= Ride-along =

Chance for civilians to ride in emergency vehicles

A ride-along is an arrangement for a civilian to spend a shift in the passenger seat of an emergency vehicle, observing the work day of a police officer, firefighter, paramedic, or security.

Ride-alongs are offered by many police departments worldwide. There is a minimum age to participate in a ride-along. Depending on the department, it is often somewhere between the ages of 12 and 18. When participation of those under 18 is permitted, consent from a parent or legal guardian is required. Individuals with criminal records or those under investigation by any law enforcement agency are prohibited from participating. People who also have problems with previous ride-alongs may also be denied. When citizens are selected for a ride-along, they must read and sign a waiver stating the rules and expectations for participating, as well as agreeing that situations can turn dangerous at any time. The most common form of ride-alongs are Law Enforcement Explorers, Auxiliary or Volunteer Police officers, and participants in Citizen's Police Academy programs.

People go on ride-alongs for various reasons. These include interest in a future career in law enforcement, personal interest in law enforcement officers without such a career, journalists wishing to write reports, and those interested in community relations.

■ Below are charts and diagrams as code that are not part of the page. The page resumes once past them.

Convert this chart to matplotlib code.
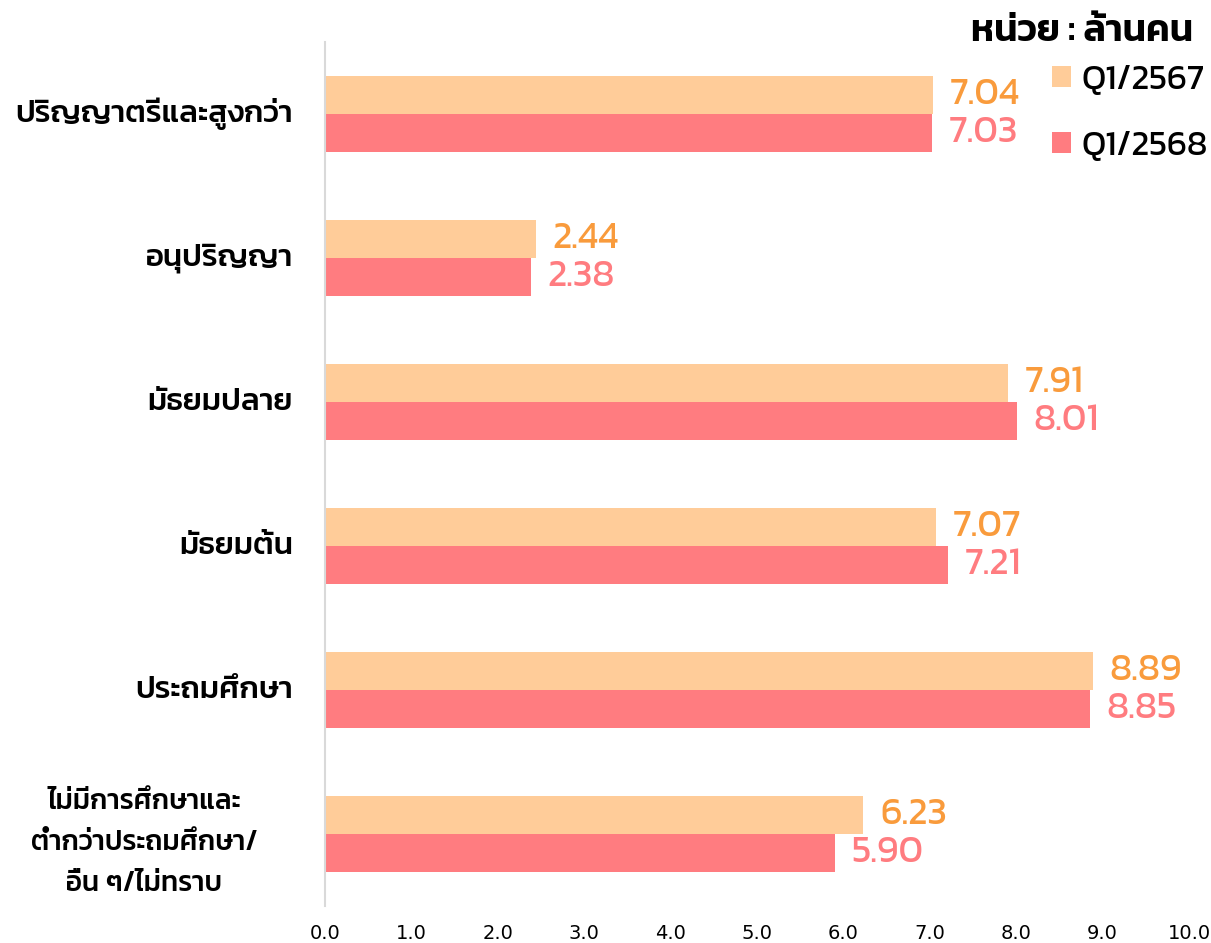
import numpy as np
import matplotlib
matplotlib.use("Agg")
import matplotlib.pyplot as plt

# data (ล้านคน)
categories = ["ปริญญาตรีและสูงกว่า", "อนุปริญญา", "มัธยมปลาย", "มัธยมต้น", "ประถมศึกษา",
              "ไม่มีการศึกษาและ\nต่ำกว่าประถมศึกษา/\nอื่น ๆ/ไม่ทราบ"]
q1_2567 = [7.04, 2.44, 7.91, 7.07, 8.89, 6.23]
q1_2568 = [7.03, 2.38, 8.01, 7.21, 8.85, 5.90]
series_names = ["Q1/2567", "Q1/2568"]
xticks = np.arange(0, 10.1, 1.0)

c_light = "#FFCC99"
c_pink = "#FF7C80"
c_lbl_orange = "#F99B3C"

plt.rcParams["font.family"] = ["Kanit", "DejaVu Sans"]

fig = plt.figure(figsize=(12.11, 9.43), dpi=100)
ax = fig.add_axes([325 / 1211, 1 - 906 / 943, 864 / 1211, 864 / 943])

y = np.arange(len(categories))
h = 0.264
b1 = ax.barh(y - h / 2, q1_2567, height=h, color=c_light, label=series_names[0])
b2 = ax.barh(y + h / 2, q1_2568, height=h, color=c_pink, label=series_names[1])
ax.bar_label(b1, fmt="%.2f", padding=12, color=c_lbl_orange, fontsize=27, fontweight=400)
ax.bar_label(b2, fmt="%.2f", padding=12, color=c_pink, fontsize=27, fontweight=400)

ax.set_ylim(len(categories) - 0.5, -0.5)
ax.set_xlim(0, 10)
ax.set_xticks(xticks)
ax.set_xticklabels(["%.1f" % v for v in xticks], fontsize=14, family="Liberation Sans Narrow")
ax.set_yticks(y)
ax.set_yticklabels([])
for i, c in enumerate(categories):
    if "\n" in c:
        ax.text(-2.095, i + 0.06, c, ha="center", va="center", fontsize=20, fontweight=500,
                linespacing=1.75)
    else:
        ax.text(-0.37, i, c, ha="right", va="center", fontsize=22.5, fontweight=500)
ax.tick_params(length=0)
ax.tick_params(axis="x", pad=13)
for s in ["top", "right", "bottom"]:
    ax.spines[s].set_visible(False)
ax.spines["left"].set_color("#D9D9D9")
ax.spines["left"].set_linewidth(1.5)

fig.text(0.985, 0.966, "หน่วย : ล้านคน", ha="right", va="center", fontsize=27, fontweight=600)
ax.legend(loc="upper left", bbox_to_anchor=(1052 / 1211, 1 - 65 / 943), bbox_transform=fig.transFigure,
          frameon=False, fontsize=25, handlelength=0.55, handleheight=0.55, handletextpad=0.3,
          labelspacing=1.0, borderaxespad=0, borderpad=0)

fig.savefig("out.png")
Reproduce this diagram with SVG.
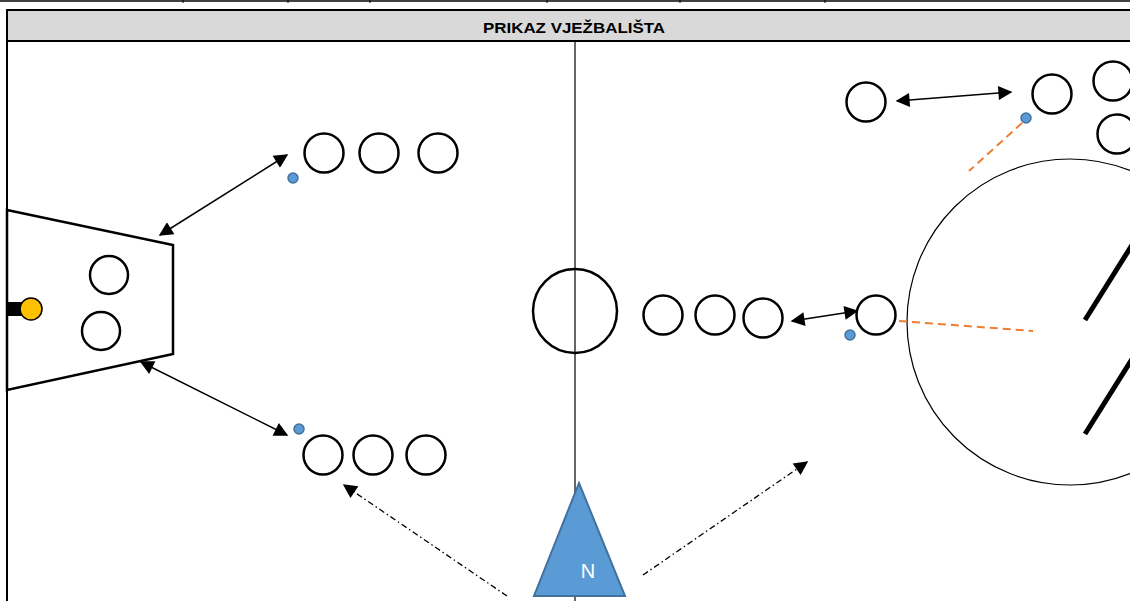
<svg xmlns="http://www.w3.org/2000/svg" width="1130" height="601" viewBox="0 0 1130 601">
<style>
.p{fill:#fff;stroke:#000;stroke-width:2.5}
.dot{fill:#5B9BD5;stroke:#41719C;stroke-width:1.5}
.ar{fill:none;stroke:#000;stroke-width:1.5}
.dd{fill:none;stroke:#000;stroke-width:1.3;stroke-dasharray:6 3 1.5 3}
.or{fill:none;stroke:#ED7D31;stroke-width:2;stroke-dasharray:8 5}
</style>
<defs>
<marker id="ah" viewBox="0 0 10 10" refX="9" refY="5" markerWidth="17" markerHeight="14" markerUnits="userSpaceOnUse" orient="auto-start-reverse">
<path d="M0,0 L10,5 L0,10 z" fill="#000"/>
</marker>
</defs>
<rect width="1130" height="601" fill="#fff"/>
<g id="topline">
<line x1="0" y1="1" x2="1130" y2="1" stroke="#000" stroke-width="1.5"/>
<line x1="183" y1="0" x2="183" y2="3" stroke="#000"/>
<line x1="288" y1="0" x2="288" y2="3" stroke="#000"/>
<line x1="370" y1="0" x2="370" y2="3" stroke="#000"/>
<line x1="547" y1="0" x2="547" y2="3" stroke="#000"/>
<line x1="680" y1="0" x2="680" y2="3" stroke="#000"/>
<line x1="825" y1="0" x2="825" y2="3" stroke="#000"/>
</g>
<g id="header">
<rect x="7" y="10" width="1130" height="31" fill="#D9D9D9" stroke="#000" stroke-width="2"/>
<text x="574" y="33" font-family="Liberation Sans, Arial, sans-serif" font-weight="bold" font-size="15" text-anchor="middle" textLength="182" lengthAdjust="spacingAndGlyphs">PRIKAZ VJEŽBALIŠTA</text>
</g>
<g id="field">
<line x1="7" y1="41" x2="7" y2="601" stroke="#000" stroke-width="2"/>
<line x1="575" y1="41" x2="575" y2="601" stroke="#000" stroke-width="1.2"/>
<circle cx="575" cy="311" r="42" fill="none" stroke="#000" stroke-width="2.5"/>
<circle cx="1070" cy="322" r="163" fill="none" stroke="#000" stroke-width="1.2"/>
<line x1="1085" y1="320" x2="1132" y2="245" stroke="#000" stroke-width="5"/>
<line x1="1085" y1="434" x2="1132" y2="359" stroke="#000" stroke-width="5"/>
</g>
<g id="goal-area">
<polygon points="7,210 173,245 173,354 7,390" fill="#fff" stroke="#000" stroke-width="2.5"/>
<rect x="7" y="302" width="16" height="14" fill="#000"/>
<circle cx="31" cy="309" r="11" fill="#FFC000" stroke="#000" stroke-width="1.5"/>
</g>
<g id="players">
<circle class="p" cx="109" cy="275" r="19"/>
<circle class="p" cx="101" cy="331" r="19"/>
<circle class="p" cx="324" cy="153" r="19.5"/>
<circle class="p" cx="379" cy="153" r="19.5"/>
<circle class="p" cx="438" cy="153" r="19.5"/>
<circle class="p" cx="323" cy="455" r="19.5"/>
<circle class="p" cx="373" cy="455" r="19.5"/>
<circle class="p" cx="426" cy="455" r="19.5"/>
<circle class="p" cx="663" cy="315" r="19.5"/>
<circle class="p" cx="715" cy="315" r="19.5"/>
<circle class="p" cx="763" cy="318" r="19.5"/>
<circle class="p" cx="876" cy="315" r="19.5"/>
<circle class="p" cx="866" cy="102" r="19.5"/>
<circle class="p" cx="1052" cy="94" r="19.5"/>
<circle class="p" cx="1113" cy="81" r="19.5"/>
<circle class="p" cx="1117" cy="134" r="19.5"/>
</g>
<g id="balls">
<circle class="dot" cx="293" cy="178" r="5"/>
<circle class="dot" cx="299" cy="429" r="5"/>
<circle class="dot" cx="850" cy="335" r="5"/>
<circle class="dot" cx="1026" cy="118" r="5"/>
</g>
<g id="connectors">
<line class="ar" x1="160" y1="235" x2="287" y2="155" marker-start="url(#ah)" marker-end="url(#ah)"/>
<line class="ar" x1="141" y1="362" x2="287" y2="435" stroke-width="2" marker-start="url(#ah)" marker-end="url(#ah)"/>
<line class="ar" x1="792" y1="321" x2="857" y2="311" marker-start="url(#ah)" marker-end="url(#ah)"/>
<line class="ar" x1="897" y1="101" x2="1011" y2="92" marker-start="url(#ah)" marker-end="url(#ah)"/>
<line class="dd" x1="507" y1="596" x2="344" y2="485" marker-end="url(#ah)"/>
<line class="dd" x1="643" y1="575" x2="807" y2="462" marker-end="url(#ah)"/>
<line class="or" x1="1022" y1="123" x2="969" y2="171"/>
<line class="or" x1="899" y1="321" x2="1033" y2="331"/>
</g>
<g id="north">
<polygon points="579,483 534,596 625,596" fill="#5B9BD5" stroke="#41719C" stroke-width="2"/>
<text x="588" y="578" font-family="Liberation Sans, Arial, sans-serif" font-size="20" fill="#fff" text-anchor="middle">N</text>
</g>
</svg>
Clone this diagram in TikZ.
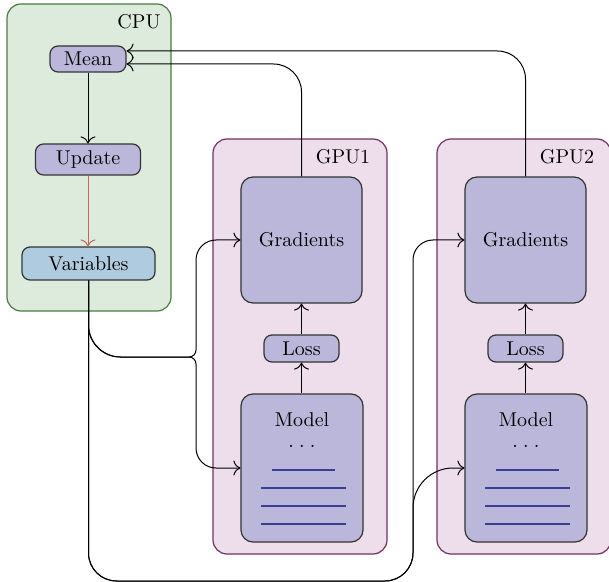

Some emergency departments require dispatchers to go on ride-alongs so they can get a first-hand feel for the area they are responsible for. Regardless of the reason, all citizens who meet the department's eligibility requirements are generally welcome to participate in a ride-along.

The television show Cops is made with a variety of police ride-alongs put into a half-hour segment.

==Issues with ride-alongs==
Ride-alongs face a variety of issues.

For the most part, the safety of the person on the ride-along must be considered. Officers with ride-alongs generally drop off the person in a safe place before an emergency response if they believe the call may pose a danger, and another available officer will attempt to pick up the person. Many departments require applicants to sign a liability waiver before participation. It is not always possible for the officer to avoid a situation in which the person riding along may be in danger.

In 2007, a woman in Boise, Idaho, was on a ride-along when she witnessed two police officers fatally shoot a suspect following a high-speed chase.

The TV series Top Cops, which aired 1990–1993, once told the true story of the 8-year-old son of a police officer whose father took him on a ride-along after obtaining an exemption to the department's policy in which the minimum to apply was 14. During the shift, the officer was called to a bank robbery, in which the robber claimed to be armed with a live-wire bomb, and demanded the tellers take him to the vault. The boy, who did not understand the potential danger, was not harmed.

Most participants in ride-alongs do not have ill intentions; however, in 1991, famed journalist and serial killer Jack Unterweger went on a ride-along with the Los Angeles Police Department allegedly to learn the location of the area's red light districts. Shortly thereafter, several area prostitutes were murdered, and Unterweger was considered the prime suspect.

In the United States, ride-alongs have raised privacy concerns. In 1999, the U.S. Supreme Court ruled that allowing journalists or photographers to enter and film private homes during a ride-along is a violation of the Fourth Amendment.

==In fiction==
The 1993 film Cop and a Half portrays a boy on a ride-along, who witnesses a murder committed by a gang.

In the TV series Friends, the episode entitled "The One with the Ride-Along" features Chandler, Joey, and Ross on a ride-along with Phoebe's then-boyfriend, Gary, who was a police officer.

In The Simpsons episode "Separate Vocations", Bart Simpson goes on a ride-along with Springfield police officers Eddie and Lou, following an aptitude test which suggests that Bart is best suited as a police officer.

An episode of Everybody Loves Raymond, "The Ride-Along", involves Ray going on a ride-along with his cop brother, Robert.

In the first episode of the TV series Breaking Bad, Walter White goes on a ride-along with his DEA agent brother-in-law, Hank Schrader.

In the 2009 film Observe and Report, Ronnie Barnhardt (Seth Rogen's character) goes on a ride-along.

The 2014 film Ride Along focuses on a security guard (Kevin Hart) going on a ride-along with a police officer (Ice Cube) whose sister he wants to marry.

In 2016 TV series Lucifer features Lucifer Morningstar working with LAPD Detective Chloe Decker, with the latter referring to the former as a "glorified ride-along" in the fifth episode.

In 9-1-1 episode titled "Awful People", Maddie Kendall, a 911 dispatcher, goes on a ride-along with LAPD Sergeant Athena Grant as part of her training.

In the episode named "The Ride Along" of the 2018 TV series The Rookie, a Hollywood director goes on a ride-along with LAPD officers John Nolan and Talia Bishop to research for his new film.